**** Dataset excerpt ****

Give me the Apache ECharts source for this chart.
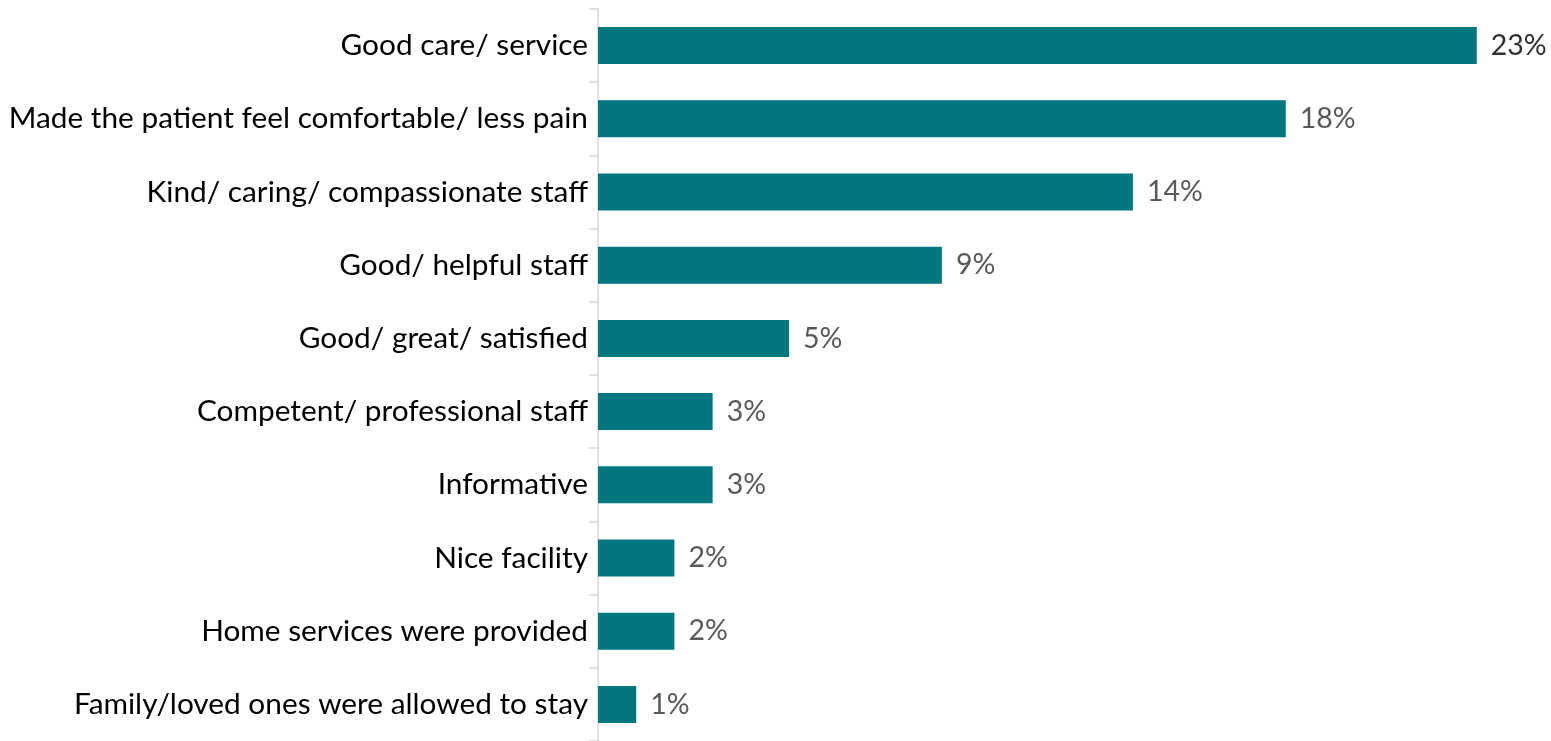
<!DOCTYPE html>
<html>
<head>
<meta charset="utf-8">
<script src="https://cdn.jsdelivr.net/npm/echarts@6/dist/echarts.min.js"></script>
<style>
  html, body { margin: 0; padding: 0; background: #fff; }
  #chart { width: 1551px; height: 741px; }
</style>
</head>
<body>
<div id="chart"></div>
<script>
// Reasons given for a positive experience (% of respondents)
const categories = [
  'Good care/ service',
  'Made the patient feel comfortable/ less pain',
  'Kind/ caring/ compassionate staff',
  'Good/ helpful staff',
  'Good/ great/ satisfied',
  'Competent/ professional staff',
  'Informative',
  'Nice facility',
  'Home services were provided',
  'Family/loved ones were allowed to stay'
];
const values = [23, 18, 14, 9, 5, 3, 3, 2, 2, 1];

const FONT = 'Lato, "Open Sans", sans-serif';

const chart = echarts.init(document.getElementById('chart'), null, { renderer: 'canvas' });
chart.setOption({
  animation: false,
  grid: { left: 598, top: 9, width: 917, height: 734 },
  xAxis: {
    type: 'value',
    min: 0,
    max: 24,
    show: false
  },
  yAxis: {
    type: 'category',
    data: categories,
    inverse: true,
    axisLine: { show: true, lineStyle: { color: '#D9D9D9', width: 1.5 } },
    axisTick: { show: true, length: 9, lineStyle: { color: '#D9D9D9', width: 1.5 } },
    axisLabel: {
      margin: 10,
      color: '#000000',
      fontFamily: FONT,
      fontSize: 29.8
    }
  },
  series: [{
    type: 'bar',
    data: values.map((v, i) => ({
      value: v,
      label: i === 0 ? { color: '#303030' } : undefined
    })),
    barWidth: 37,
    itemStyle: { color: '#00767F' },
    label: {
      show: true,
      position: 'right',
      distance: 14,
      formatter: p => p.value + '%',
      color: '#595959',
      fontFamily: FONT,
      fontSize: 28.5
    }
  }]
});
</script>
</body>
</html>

****

**Task objective**
Omit the pictures and output all of the other material exactly.

**Problem solution**
Give me the Apache ECharts source for this chart.
<!DOCTYPE html>
<html>
<head>
<meta charset="utf-8">
<script src="https://cdn.jsdelivr.net/npm/echarts@6/dist/echarts.min.js"></script>
<style>
  html, body { margin: 0; padding: 0; background: #fff; }
  #chart { width: 1551px; height: 741px; }
</style>
</head>
<body>
<div id="chart"></div>
<script>
// Reasons given for a positive experience (% of respondents)
const categories = [
  'Good care/ service',
  'Made the patient feel comfortable/ less pain',
  'Kind/ caring/ compassionate staff',
  'Good/ helpful staff',
  'Good/ great/ satisfied',
  'Competent/ professional staff',
  'Informative',
  'Nice facility',
  'Home services were provided',
  'Family/loved ones were allowed to stay'
];
const values = [23, 18, 14, 9, 5, 3, 3, 2, 2, 1];

const FONT = 'Lato, "Open Sans", sans-serif';

const chart = echarts.init(document.getElementById('chart'), null, { renderer: 'canvas' });
chart.setOption({
  animation: false,
  grid: { left: 598, top: 9, width: 917, height: 734 },
  xAxis: {
    type: 'value',
    min: 0,
    max: 24,
    show: false
  },
  yAxis: {
    type: 'category',
    data: categories,
    inverse: true,
    axisLine: { show: true, lineStyle: { color: '#D9D9D9', width: 1.5 } },
    axisTick: { show: true, length: 9, lineStyle: { color: '#D9D9D9', width: 1.5 } },
    axisLabel: {
      margin: 10,
      color: '#000000',
      fontFamily: FONT,
      fontSize: 29.8
    }
  },
  series: [{
    type: 'bar',
    data: values.map((v, i) => ({
      value: v,
      label: i === 0 ? { color: '#303030' } : undefined
    })),
    barWidth: 37,
    itemStyle: { color: '#00767F' },
    label: {
      show: true,
      position: 'right',
      distance: 14,
      formatter: p => p.value + '%',
      color: '#595959',
      fontFamily: FONT,
      fontSize: 28.5
    }
  }]
});
</script>
</body>
</html>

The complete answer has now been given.